*Exercise:*
Return the number of lines that contain the word "this", and return nothing else.

*Extracted entries:*
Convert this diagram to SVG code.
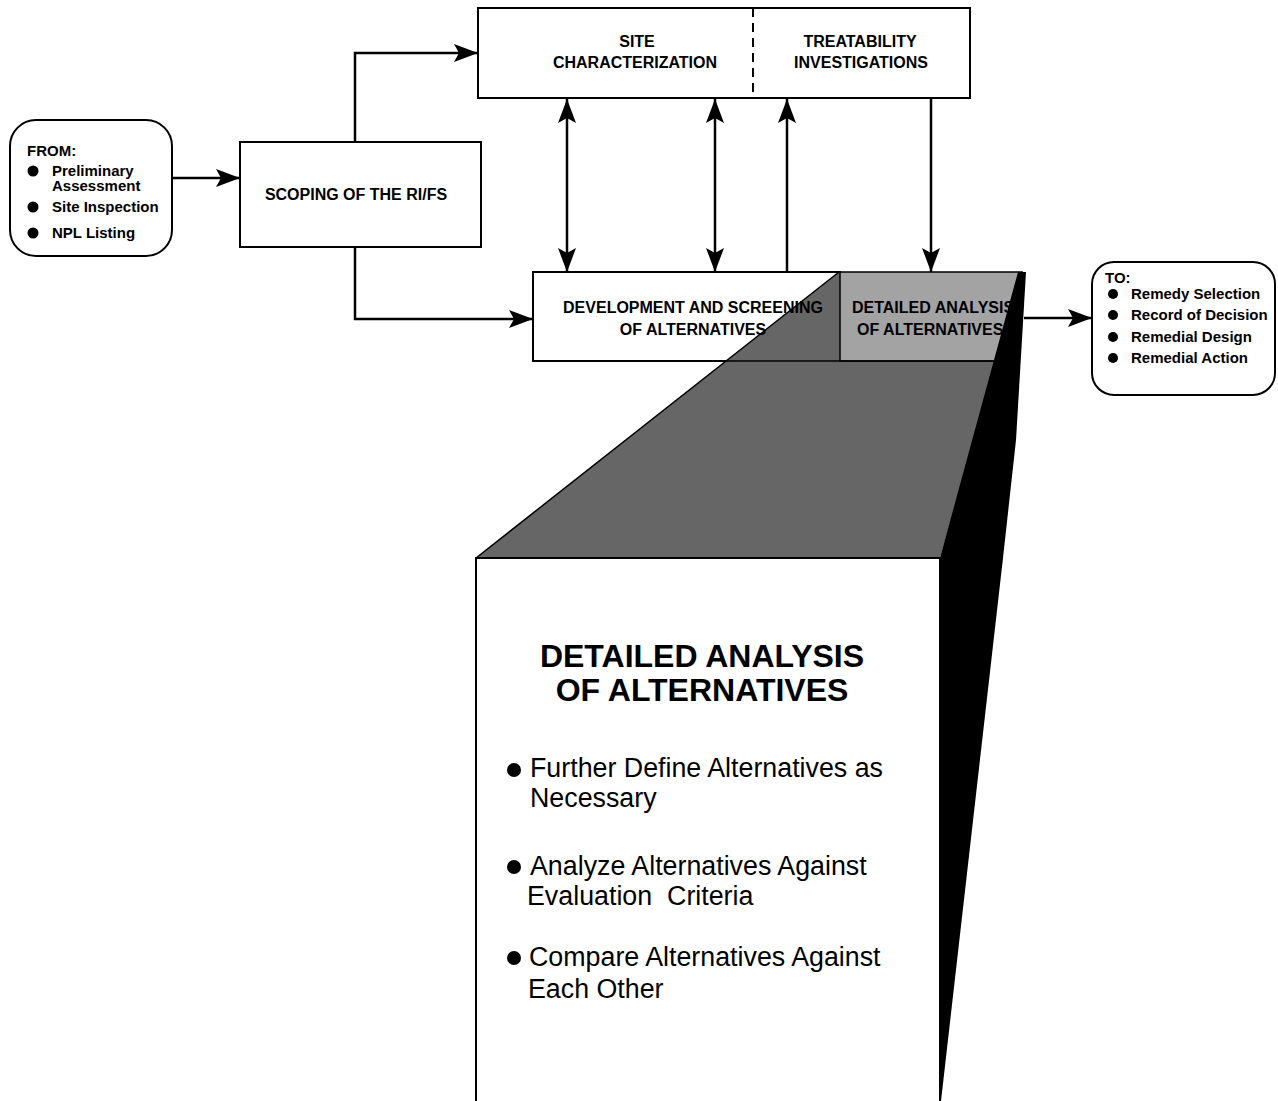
<svg xmlns="http://www.w3.org/2000/svg" width="1278" height="1101" viewBox="0 0 1278 1101">
<style>
.t{font-family:"Liberation Sans",Arial,sans-serif;fill:#000}
.b16{font-size:16px;font-weight:bold}
.b15{font-size:15px;font-weight:bold}
.box{fill:#fff;stroke:#000;stroke-width:2}
.ln{fill:none;stroke:#000;stroke-width:2.5}
.big{font-size:26.8px}
.title{font-size:32px;font-weight:bold}
</style>
<defs>
<marker id="ah" viewBox="0 0 24 18" refX="24" refY="9" markerWidth="24" markerHeight="18" markerUnits="userSpaceOnUse" orient="auto-start-reverse">
<path d="M0,0 L24,9 L0,18 L5,9 z" fill="#000"/>
</marker>
</defs>
<rect width="1278" height="1101" fill="#fff"/>

<g id="from">
<rect class="box" x="10" y="120" width="162" height="136" rx="26"/>
<text class="t b15" x="27" y="156">FROM:</text>
<circle cx="33" cy="171" r="5.5"/>
<text class="t b15" x="52" y="176">Preliminary</text>
<text class="t b15" x="52" y="191">Assessment</text>
<circle cx="33" cy="207" r="5.5"/>
<text class="t b15" x="52" y="212">Site Inspection</text>
<circle cx="33" cy="233" r="5.5"/>
<text class="t b15" x="52" y="238">NPL Listing</text>
</g>

<g id="scoping">
<rect class="box" x="240" y="142" width="241" height="105"/>
<text class="t b16" x="356" y="200" text-anchor="middle">SCOPING OF THE RI/FS</text>
</g>

<g id="site">
<rect class="box" x="478" y="8" width="492" height="90"/>
<line x1="753" y1="8" x2="753" y2="98" stroke="#000" stroke-width="2" stroke-dasharray="9,6"/>
<text class="t b16" x="637" y="47" text-anchor="middle">SITE</text>
<text class="t b16" x="635" y="68" text-anchor="middle">CHARACTERIZATION</text>
<text class="t b16" x="860" y="47" text-anchor="middle">TREATABILITY</text>
<text class="t b16" x="861" y="68" text-anchor="middle">INVESTIGATIONS</text>
</g>

<g id="dev">
<rect class="box" x="533" y="272" width="307" height="89"/>
</g>

<g id="detailed">
<polygon points="839,272 1022,272 940,558 476,558" fill="#666"/>
<polygon points="840,272 1022,272 997,361 840,361" fill="#a3a3a3" stroke="#000" stroke-width="1.5"/>
<line x1="533" y1="361" x2="1000" y2="361" stroke="#000" stroke-width="1.5"/>
<line x1="839" y1="272" x2="476" y2="558" stroke="#000" stroke-width="1.5"/>
<text class="t b16" x="852" y="313" fill="#1a1a1a">DETAILED ANALYSIS</text>
<text class="t b16" x="857" y="335" fill="#1a1a1a">OF ALTERNATIVES</text>
<polygon points="1018,272 1026,272 1016,440 1003,558 941,1101 940,1101 940,558" fill="#000"/>
<rect x="476" y="558" width="464" height="560" fill="#fff" stroke="#000" stroke-width="2"/>
<text class="t title" x="702" y="667" text-anchor="middle">DETAILED ANALYSIS</text>
<text class="t title" x="702" y="701" text-anchor="middle">OF ALTERNATIVES</text>
<circle cx="514" cy="770" r="7"/>
<text class="t big" x="530" y="777">Further Define Alternatives as</text>
<text class="t big" x="530" y="807">Necessary</text>
<circle cx="514" cy="867" r="7"/>
<text class="t big" x="530" y="875">Analyze Alternatives Against</text>
<text class="t big" x="527" y="905" xml:space="preserve">Evaluation  Criteria</text>
<circle cx="514" cy="958" r="7"/>
<text class="t big" x="529" y="966">Compare Alternatives Against</text>
<text class="t big" x="528" y="998">Each Other</text>
</g>

<g id="dev-text">
<text class="t b16" x="693" y="313" text-anchor="middle">DEVELOPMENT AND SCREENING</text>
<text class="t b16" x="693" y="335" text-anchor="middle">OF ALTERNATIVES</text>
</g>

<g id="to">
<rect class="box" x="1092" y="262" width="183" height="133" rx="22"/>
<text class="t b15" x="1105" y="283">TO:</text>
<circle cx="1113" cy="294" r="5"/>
<text class="t b15" x="1131" y="299">Remedy Selection</text>
<circle cx="1113" cy="315" r="5"/>
<text class="t b15" x="1131" y="320">Record of Decision</text>
<circle cx="1113" cy="337" r="5"/>
<text class="t b15" x="1131" y="342">Remedial Design</text>
<circle cx="1113" cy="358" r="5"/>
<text class="t b15" x="1131" y="363">Remedial Action</text>
</g>

<g id="connectors">
<line class="ln" x1="172" y1="178" x2="240" y2="178" marker-end="url(#ah)"/>
<polyline class="ln" points="355,142 355,53 478,53" marker-end="url(#ah)"/>
<polyline class="ln" points="355,247 355,319 533,319" marker-end="url(#ah)"/>
<line class="ln" x1="567" y1="99" x2="567" y2="272" marker-start="url(#ah)" marker-end="url(#ah)"/>
<line class="ln" x1="715" y1="99" x2="715" y2="272" marker-start="url(#ah)" marker-end="url(#ah)"/>
<line class="ln" x1="787" y1="272" x2="787" y2="99" marker-end="url(#ah)"/>
<line class="ln" x1="931" y1="98" x2="931" y2="272" marker-end="url(#ah)"/>
<line class="ln" x1="1024" y1="318" x2="1092" y2="318" marker-end="url(#ah)"/>
</g>
</svg>
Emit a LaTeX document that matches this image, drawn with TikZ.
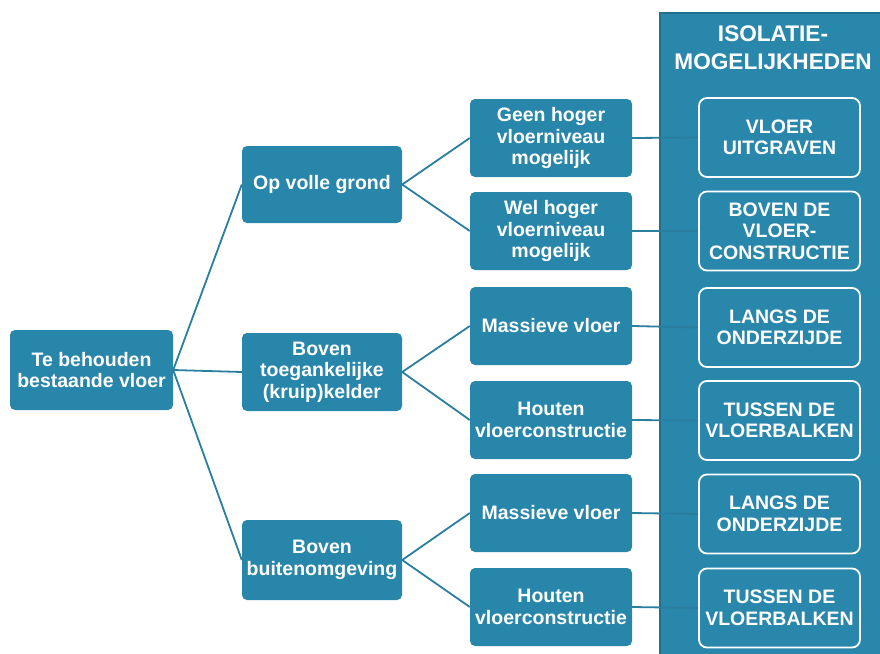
\documentclass[tikz,border=0pt]{standalone}
\usepackage{fontspec}
\setmainfont{Liberation Sans}
\definecolor{boxfill}{HTML}{2886AA}
\definecolor{panelfill}{HTML}{2887AB}
\definecolor{panelborder}{HTML}{1F6F8D}
\definecolor{linkcol}{HTML}{2A7E9E}
\begin{document}
\begin{tikzpicture}[x=1pt,y=-1pt,
  tbox/.style={fill=boxfill, rounded corners=5pt, text=white, align=center,
    font=\fontsize{19.5}{21.5}\selectfont\bfseries, inner sep=0pt,
    minimum width=162pt, minimum height=78pt},
  obox/.style={draw=white, line width=1.8pt, fill=panelfill, rounded corners=8pt,
    text=white, align=center, font=\fontsize{19.5}{21.5}\selectfont\bfseries,
    inner sep=0pt, minimum width=161pt, minimum height=79pt},
  link/.style={draw=linkcol, line width=1.8pt}]
\useasboundingbox (0,0) rectangle (880,653);
% panel
\path[fill=panelfill, draw=panelborder, line width=2pt] (660,13) rectangle (884,658);
\node[text=white, align=center, font=\fontsize{22.6}{28}\selectfont\bfseries] (head) at (773,48) {ISOLATIE-\\MOGELIJKHEDEN};
% level 1
\node[tbox, minimum width=163pt, minimum height=80pt] (root) at (91.5,370) {Te behouden\\bestaande vloer};
% level 2
\node[tbox, minimum width=160pt, minimum height=77pt] (a) at (322,184.5) {Op volle grond};
\node[tbox, minimum width=160pt, minimum height=78pt] (b) at (322,372) {Boven\\toegankelijke\\(kruip)kelder};
\node[tbox, minimum width=160pt, minimum height=80pt] (c) at (322,560) {Boven\\buitenomgeving};
% level 3
\node[tbox] (a1) at (551,138) {Geen hoger\\vloerniveau\\mogelijk};
\node[tbox] (a2) at (551,231) {Wel hoger\\vloerniveau\\mogelijk};
\node[tbox] (b1) at (551,326) {Massieve vloer};
\node[tbox] (b2) at (551,420) {Houten\\vloerconstructie};
\node[tbox] (c1) at (551,513) {Massieve vloer};
\node[tbox] (c2) at (551,607) {Houten\\vloerconstructie};
% outcomes
\node[obox] (r1) at (779.5,137.5) {VLOER\\UITGRAVEN};
\node[obox] (r2) at (779.5,231) {BOVEN DE\\VLOER-\\CONSTRUCTIE};
\node[obox] (r3) at (779.5,327.5) {LANGS DE\\ONDERZIJDE};
\node[obox] (r4) at (779.5,420.5) {TUSSEN DE\\VLOERBALKEN};
\node[obox] (r5) at (779.5,514) {LANGS DE\\ONDERZIJDE};
\node[obox] (r6) at (779.5,608) {TUSSEN DE\\VLOERBALKEN};
% connectors
\draw[link] (root.east) -- (a.west);
\draw[link] (root.east) -- (b.west);
\draw[link] (root.east) -- (c.west);
\draw[link] (a.east) -- (a1.west);
\draw[link] (a.east) -- (a2.west);
\draw[link] (b.east) -- (b1.west);
\draw[link] (b.east) -- (b2.west);
\draw[link] (c.east) -- (c1.west);
\draw[link] (c.east) -- (c2.west);
\draw[link] (a1.east) -- (r1.west);
\draw[link] (a2.east) -- (r2.west);
\draw[link] (b1.east) -- (r3.west);
\draw[link] (b2.east) -- (r4.west);
\draw[link] (c1.east) -- (r5.west);
\draw[link] (c2.east) -- (r6.west);
\end{tikzpicture}
\end{document}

*Worked solution:*
2